▶ WORK TO BE COMPLETED: Please print exactly the lines below, from the start of the material up to and including the line with "const W = 1335, H = 567;", but none of the pictures.

_ _ _ _ _

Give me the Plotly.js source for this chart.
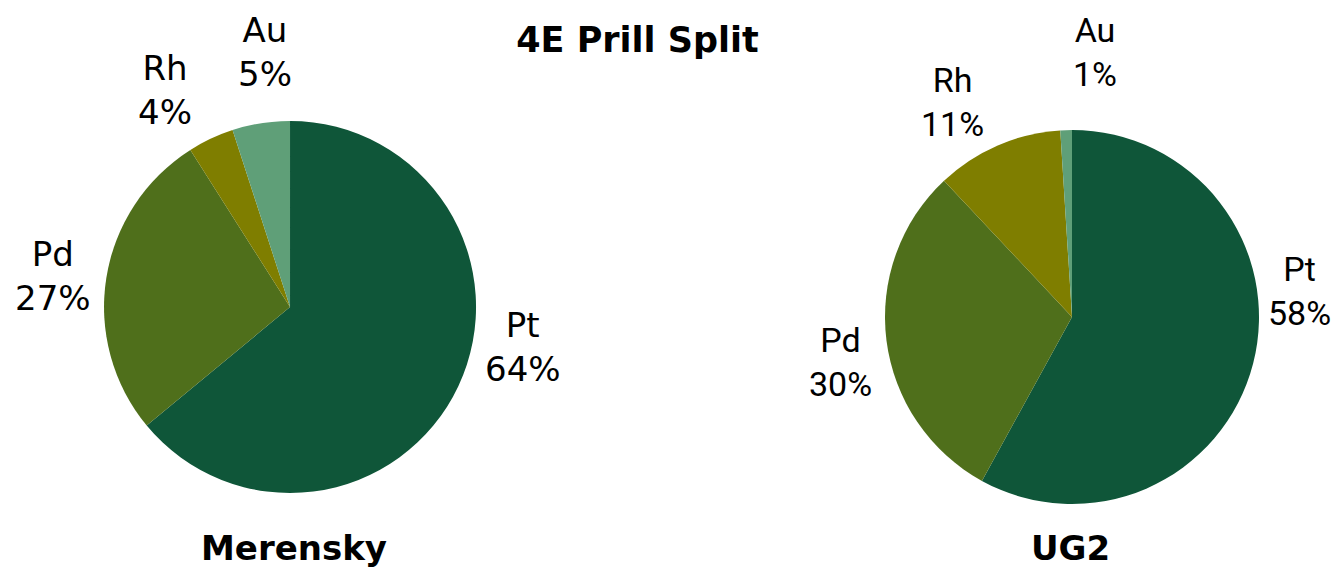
<!DOCTYPE html>
<html>
<head>
<meta charset="utf-8">
<script src="https://cdn.plot.ly/plotly-3.0.1.min.js"></script>
<style>
html,body{margin:0;padding:0;background:#fff;}
#chart{width:1335px;height:567px;}
</style>
</head>
<body>
<div id="chart"></div>
<script>
const metals = ["Pt", "Pd", "Rh", "Au"];
const merenskyValues = [64, 27, 4, 5];
const ug2Values = [58, 30, 11, 1];
const sliceColors = ["#0f5639", "#4f6f1b", "#7f7e00", "#5f9f78"];
const chartTitle = "4E Prill Split";
const pieTitles = ["Merensky", "UG2"];

const FONT = "DejaVu Sans, Verdana, sans-serif";
const W = 1335, H = 567;

// layout / style settings (not data)
const pies = [
  {values: merenskyValues, title: pieTitles[0], domain: {x: [0.0779, 0.3566], y: [0.1305, 0.7866]}, titleX: 294,
   labelFont: FONT,
   // label placement: angular nudge from slice mid-angle (deg) and distance from centre (px), Excel-like "best fit"
   nudge: [-15.5, -1.5, -4.8, 3.4], dist: [236, 239, 250, 256]},
  {values: ug2Values, title: pieTitles[1], domain: {x: [0.6629, 0.9431], y: [0.1111, 0.7707]}, titleX: 1070,
   labelFont: "Roboto, DejaVu Sans, sans-serif",
   nudge: [-20.9, -3.8, -5.6, 6.8], dist: [229, 236, 246, 266]}
];

const data = pies.map(p => ({
  type: "pie",
  labels: metals,
  values: p.values,
  sort: false,
  direction: "clockwise",
  rotation: 0,
  marker: {colors: sliceColors, line: {width: 0}},
  textposition: "none",
  hoverinfo: "label+percent",
  domain: p.domain,
  automargin: false,
  showlegend: false
}));

const annotations = [];
pies.forEach(p => {
  const cx = (p.domain.x[0] + p.domain.x[1]) / 2 * W;
  const cy = (1 - (p.domain.y[0] + p.domain.y[1]) / 2) * H;
  const total = p.values.reduce((a, b) => a + b, 0);
  let cum = 0;
  p.values.forEach((v, i) => {
    const mid = (cum + v / 2) / total * 360;
    cum += v;
    const ang = (mid + p.nudge[i]) * Math.PI / 180;
    const lx = cx + p.dist[i] * Math.sin(ang);
    const ly = cy - p.dist[i] * Math.cos(ang);
    const pct = Math.round(v / total * 100);
    annotations.push({
      text: metals[i] + "<br>" + pct + "%",
      xref: "paper", yref: "paper",
      x: lx / W, y: 1 - ly / H,
      xanchor: "center", yanchor: "middle",
      showarrow: false, align: "center",
      font: {family: p.labelFont, size: 34, color: "#000"}
    });
  });
  annotations.push({
    text: "<b>" + p.title + "</b>",
    xref: "paper", yref: "paper",
    x: p.titleX / W, y: 0.034,
    xanchor: "center", yanchor: "middle",
    showarrow: false,
    font: {family: FONT, size: 34, color: "#000"}
  });
});

const layout = {
  width: W,
  height: H,
  margin: {l: 0, r: 0, t: 0, b: 0},
  paper_bgcolor: "#fff",
  font: {family: FONT, color: "#000"},
  title: {text: "<b>" + chartTitle + "</b>", x: 637.5 / W, xanchor: "center", y: 0.93, yanchor: "middle", font: {family: FONT, size: 35, color: "#000"}},
  showlegend: false,
  annotations: annotations
};

Plotly.newPlot("chart", data, layout, {displayModeBar: false, staticPlot: true});
</script>
</body>
</html>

_ _ _ _ _

▶ FINAL RESULT:
Give me the Plotly.js source for this chart.
<!DOCTYPE html>
<html>
<head>
<meta charset="utf-8">
<script src="https://cdn.plot.ly/plotly-3.0.1.min.js"></script>
<style>
html,body{margin:0;padding:0;background:#fff;}
#chart{width:1335px;height:567px;}
</style>
</head>
<body>
<div id="chart"></div>
<script>
const metals = ["Pt", "Pd", "Rh", "Au"];
const merenskyValues = [64, 27, 4, 5];
const ug2Values = [58, 30, 11, 1];
const sliceColors = ["#0f5639", "#4f6f1b", "#7f7e00", "#5f9f78"];
const chartTitle = "4E Prill Split";
const pieTitles = ["Merensky", "UG2"];

const FONT = "DejaVu Sans, Verdana, sans-serif";
const W = 1335, H = 567;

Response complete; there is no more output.